Growth in the number of patent assertions facing startup companies is hampering U.S. venture capital, according to a new survey of venture capitalists (VC) and venture-backed companies from the National Venture Capital Association (NVCA) and Robin Feldman, director of the Institute for Innovation Law at University of California Hastings. Eighty percent of VC respondents note that the number of patent assertions filed against portfolio companies have increased over the past five years, with half indicating these assertions were a major deterrent to investment. Seventy percent believe the growth in claims is a negative influence on U.S. entrepreneurship.

Feldman and NVCA surveyed 200 venture capitalists and their portfolio companies about the recent increase in patent demands filed by parties asserting a claim to the intellectual property behind other companies' products or services. In recent years, these sort of claims have made national headlines, including two episodes of This American Life (When Patents Attack! and When Patents Attack!... Part Two), as the number of claimants who do not produce their own products and services have increased. Feldman notes that a sophisticated trade in patents and assertions has sprung up, enabling firms to acquire, license and litigate patents without producing new discoveries or making products. In 2012, about 60 percent of all patent lawsuits were filed by patent holders whose core business involves litigating patents rather than business or consumer services.

These patent holders often argue that their trade supports inventors and U.S. innovation as a whole by providing an incentive for researchers to generate new intellectual property whether or not they intend to bring it to market themselves. The most obvious option for these inventors is to license their technologies to others, but those licenses have little meaning if the patent holder is unwilling or unable to assert their claim in cases of possible infringement. Under this framework, this new class of patent litigation firm fills a vital role by buying the rights to a patent from the original inventor, compensating them and providing an incentive to do further research, and generating their own revenue by defending the patent.

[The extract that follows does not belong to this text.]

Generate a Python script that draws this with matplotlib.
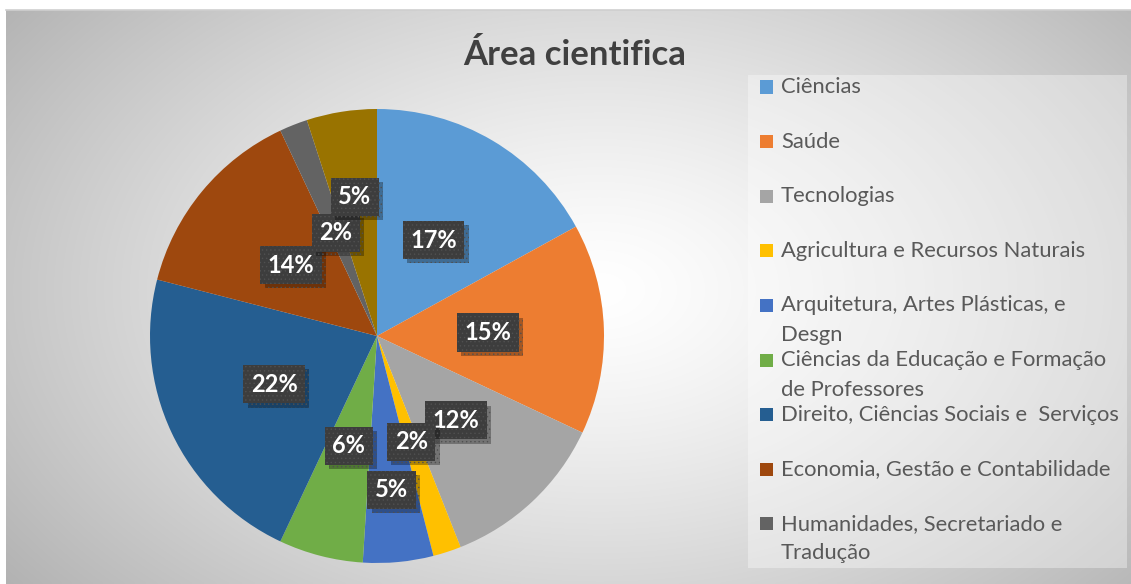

The survey, however, indicates that two important constituencies of the U.S. innovation community are troubled by the rise in patent assertions. Almost three-quarters of VCs and 58 percent of startup companies reported that patent demands had a significant impact on their company, with the cost of preparing for and defending against demands often exceeding $100,000. Feldman and NVCA also cite a pending study that estimates only 20 percent of patent assertion revenue flows back to inventors or internal research.

The researchers conclude that the rising number of assertions are serving as a major deterrent to investors and interfering with the growth of U.S. high-tech startups, particularly in the information technology sector.